Tuesday, August 17, 2010

What I've been reading: Ernest Gellner, Conditions of Liberty: Civil Society and Its Rivals

What if Max Weber had written like Isaiah Berlin?

I thought I'd read this book in grad school, but having seriously read it this summer I now suspect that I just skimmed a few chapters. The alternative is that by second year in graduate school I just knew so little social theory and so little history that my brain didn't have receptors for the ideas in this idea-rich book to latch on to-- which is, I admit, possible.

The book is deceptive: published by Penguin and written in a light, breezy, sometimes chatty, and lucid style, it looks like it should be a popular book on the end of the Cold War and the resurgence of the idea of civil society. In fact, there are books packed into most paragraphs-- many books read and, usually, books to be written. Like Weber, Gellner tosses out three-sentence ideas that make you (or at least me) stop and say-- "wow, if that's right it's hugely important, and I can see how it might be right, but figuring out whether it actually is right would take years."

In one respect the book has dated badly; there's a bit too much immediate-post-Cold-War smugness in putting down Marxists and Marxisms of all stripes. Which is not to say I think he's wrong on the merits-- but it gives the book a certain ugliness, not mitigated by his swipes and jabs at what we would now call neoliberalism.

But in other respects just the opposite is true. Certainly, the idea that Islam represented a world-historical idea, a great and important set of rival ideas and social organizations to liberalism, Marxism, and traditionalism, would probably interest a lot more people now than it did in 1994. Gellner is not loved by scholars of the Islamic world (any more than he is by anthropologists or analytic philosophers), but compared with most large-scale social theorists, he took the Islamic world seriously, and treated it as importantly normal and central rather than exotic and inexplicable. Crucially, he also treats it as changing over time, and as participating in modernization.

I probably would have preferred a book that was more about civil society and less about its rivals (Marxism, Islam, and pre-modern systems). I found his history and theory of Europe through the 19th century much more interesting than his mini-book about Marxism, the Soviet Union, and the Cold War, useful though it is to try to offer a general account of the relationship between productive power and coercion that includes the Communist case.

But I think Gellner was in a mood to write something big and sweeping, and this certainly is that. It's more sweeping a theory of politics, economics, language, society, and religion than a 200-page book has any business being. And I wish that we were now 15 years into an era when people wrote books trying to understand whether the ideas in this book were right or not. Maybe we would be, if this book and Plough, Sword, and Book: The Structure of Human History had been combined into one book. In any case I find them fascinating and provocative big ideas. Now that I've properly read it, I expect to return to this book many times.

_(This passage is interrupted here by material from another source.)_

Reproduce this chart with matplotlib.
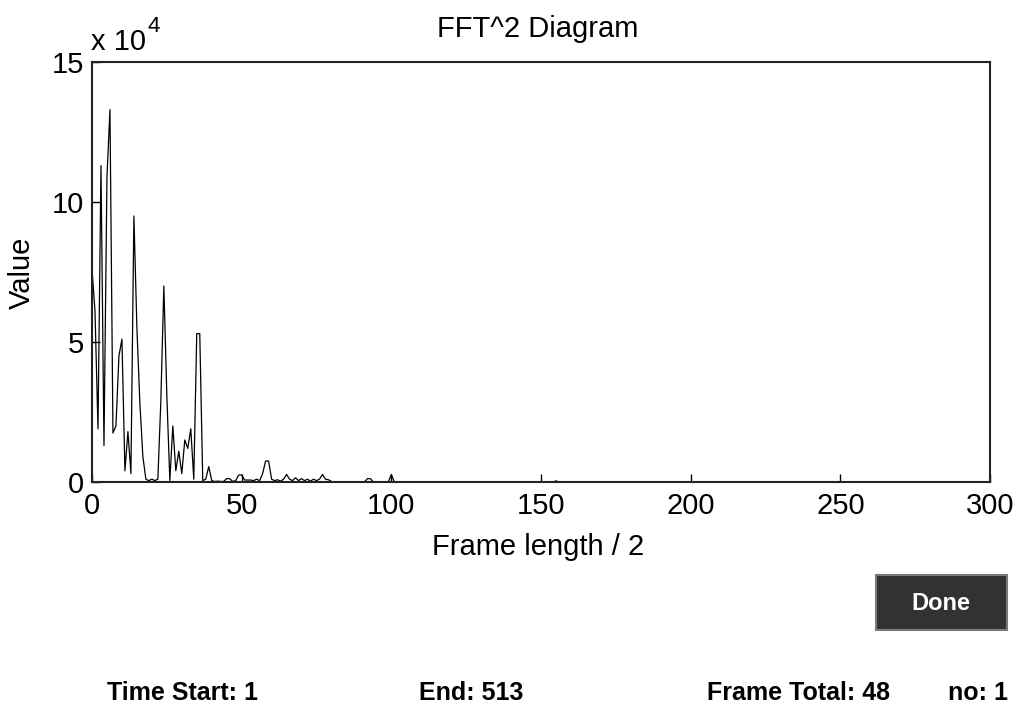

In the short term, I'll be doing follow-up writing. Gellner treats civil society as dependent on the linguistically-unified nation-state in the sense and for the reasons he laid out in Nations and Nationalism, and on the "modular man" also developed in that book. Modular man can not only switch from job to job, from one sector of the economy to another, he can also switch from one local, religious, cultural, or associational attachment to another, with only national identity not being malleable in this way. And civil society depends on the existence of a state that is Weberian in function (it expropriates private holders of coercive power and subsequently monopolizes that power) and yet limited enough to allow for private and decentralized market and associational life.

My own view is that keeping the state limited in that way depends in some part on there being associations and groups in the social order that are not filled with modular men. If the only real loyalty is to the nation-state and loyalties are not separated among other social groups, the equilibrium Gellner praises is likely to be unstable. I think he's [very] broadly right about the forces that tend undermine social loyalties and transfer them to the nation-state, but he's entirely too sanguine that the result will just happen to be, and to remain, a stable outcome. He's also only broadly right about those forces, and social (religious, cultural, associational, federal) ties, organizations, and institutions have always been somewhat stronger, man always somewhat less modular, than he allows-- and I think this has been important for the development and stability of (in his sense) civil society.

I wish that I had read this book six or seven years ago, whether that would have been a first-real-reading or a first-serious-rereading.

FN: I had started to re-read this before this Crooked Timber thread alerted me that my colleague John Hall has published a new intellectual biography of Gellner, and prompted reflection on why Gellner isn't better appreciated, but the thread (and Scott McLemee's review of the Hall book) may well have shaped the way I thought about the book as I went.

1 comment:

Anonymous said...

and prompted reflection on why Gellner isn't better appreciated,

One problem at the moment: Conditions of Liberty: Civil Society and Its Rivals isn't in print or available electronically, and it's $30 used on Amazon.

After this post I want to read it but can't effectively buy it. I'm a grad student at the University of Arizona, where the library has a copy, but a Really Big Book is often worth buying (even or especially if it's 200 pages).

The Crooked Timber thread inspired me to get Plow, Sword, and Book, which is mostly going over my head but remains interesting.